◆ **Provided entries**
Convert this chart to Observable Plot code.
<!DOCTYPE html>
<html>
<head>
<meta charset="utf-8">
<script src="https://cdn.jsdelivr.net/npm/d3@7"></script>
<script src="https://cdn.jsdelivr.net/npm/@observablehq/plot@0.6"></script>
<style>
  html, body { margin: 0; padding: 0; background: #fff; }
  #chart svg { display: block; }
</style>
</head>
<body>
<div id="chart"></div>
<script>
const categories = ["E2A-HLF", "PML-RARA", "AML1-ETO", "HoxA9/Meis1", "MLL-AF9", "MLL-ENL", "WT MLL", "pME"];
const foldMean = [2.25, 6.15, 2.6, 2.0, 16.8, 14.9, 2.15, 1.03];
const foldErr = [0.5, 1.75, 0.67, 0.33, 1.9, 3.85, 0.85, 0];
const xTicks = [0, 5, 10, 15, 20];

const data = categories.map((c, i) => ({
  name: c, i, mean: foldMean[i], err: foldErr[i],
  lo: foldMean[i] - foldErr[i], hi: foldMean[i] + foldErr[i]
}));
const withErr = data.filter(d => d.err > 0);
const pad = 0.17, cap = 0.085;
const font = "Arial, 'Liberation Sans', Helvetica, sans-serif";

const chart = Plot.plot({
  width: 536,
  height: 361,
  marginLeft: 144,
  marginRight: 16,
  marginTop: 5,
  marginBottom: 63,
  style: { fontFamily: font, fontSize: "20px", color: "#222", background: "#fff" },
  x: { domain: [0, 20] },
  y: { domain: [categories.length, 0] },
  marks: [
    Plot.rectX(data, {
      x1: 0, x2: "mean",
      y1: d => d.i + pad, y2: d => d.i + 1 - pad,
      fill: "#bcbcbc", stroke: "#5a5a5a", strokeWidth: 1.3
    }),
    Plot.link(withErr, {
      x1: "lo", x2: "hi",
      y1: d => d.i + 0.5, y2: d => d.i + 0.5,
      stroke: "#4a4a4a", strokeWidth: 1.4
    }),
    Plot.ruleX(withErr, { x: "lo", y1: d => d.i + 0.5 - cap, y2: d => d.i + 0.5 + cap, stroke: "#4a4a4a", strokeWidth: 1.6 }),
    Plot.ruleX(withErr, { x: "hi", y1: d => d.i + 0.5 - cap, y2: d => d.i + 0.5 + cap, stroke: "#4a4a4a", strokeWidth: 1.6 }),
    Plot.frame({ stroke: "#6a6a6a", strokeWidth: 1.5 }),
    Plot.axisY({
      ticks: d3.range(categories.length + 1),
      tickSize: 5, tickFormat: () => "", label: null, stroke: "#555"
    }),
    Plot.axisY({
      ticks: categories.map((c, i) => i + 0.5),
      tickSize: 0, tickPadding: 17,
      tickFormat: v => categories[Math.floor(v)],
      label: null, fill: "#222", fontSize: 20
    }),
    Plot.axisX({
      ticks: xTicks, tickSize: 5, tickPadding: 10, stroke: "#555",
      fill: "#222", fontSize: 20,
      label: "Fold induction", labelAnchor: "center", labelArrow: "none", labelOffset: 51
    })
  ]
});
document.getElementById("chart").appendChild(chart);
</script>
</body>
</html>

...

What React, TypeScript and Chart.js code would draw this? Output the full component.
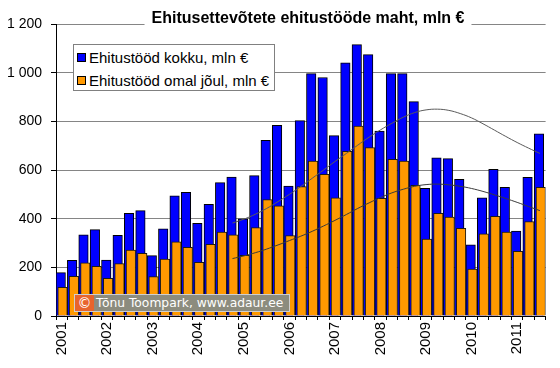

◆ **Aim of the task**
Reproduce only the lines from the one containing "Convert this chart to Observable Plot code." through the one containing "const xTicks = [0, 5, 10, 15, 20];", inclusive of both.

◆ **Answer to this problem**
Convert this chart to Observable Plot code.
<!DOCTYPE html>
<html>
<head>
<meta charset="utf-8">
<script src="https://cdn.jsdelivr.net/npm/d3@7"></script>
<script src="https://cdn.jsdelivr.net/npm/@observablehq/plot@0.6"></script>
<style>
  html, body { margin: 0; padding: 0; background: #fff; }
  #chart svg { display: block; }
</style>
</head>
<body>
<div id="chart"></div>
<script>
const categories = ["E2A-HLF", "PML-RARA", "AML1-ETO", "HoxA9/Meis1", "MLL-AF9", "MLL-ENL", "WT MLL", "pME"];
const foldMean = [2.25, 6.15, 2.6, 2.0, 16.8, 14.9, 2.15, 1.03];
const foldErr = [0.5, 1.75, 0.67, 0.33, 1.9, 3.85, 0.85, 0];
const xTicks = [0, 5, 10, 15, 20];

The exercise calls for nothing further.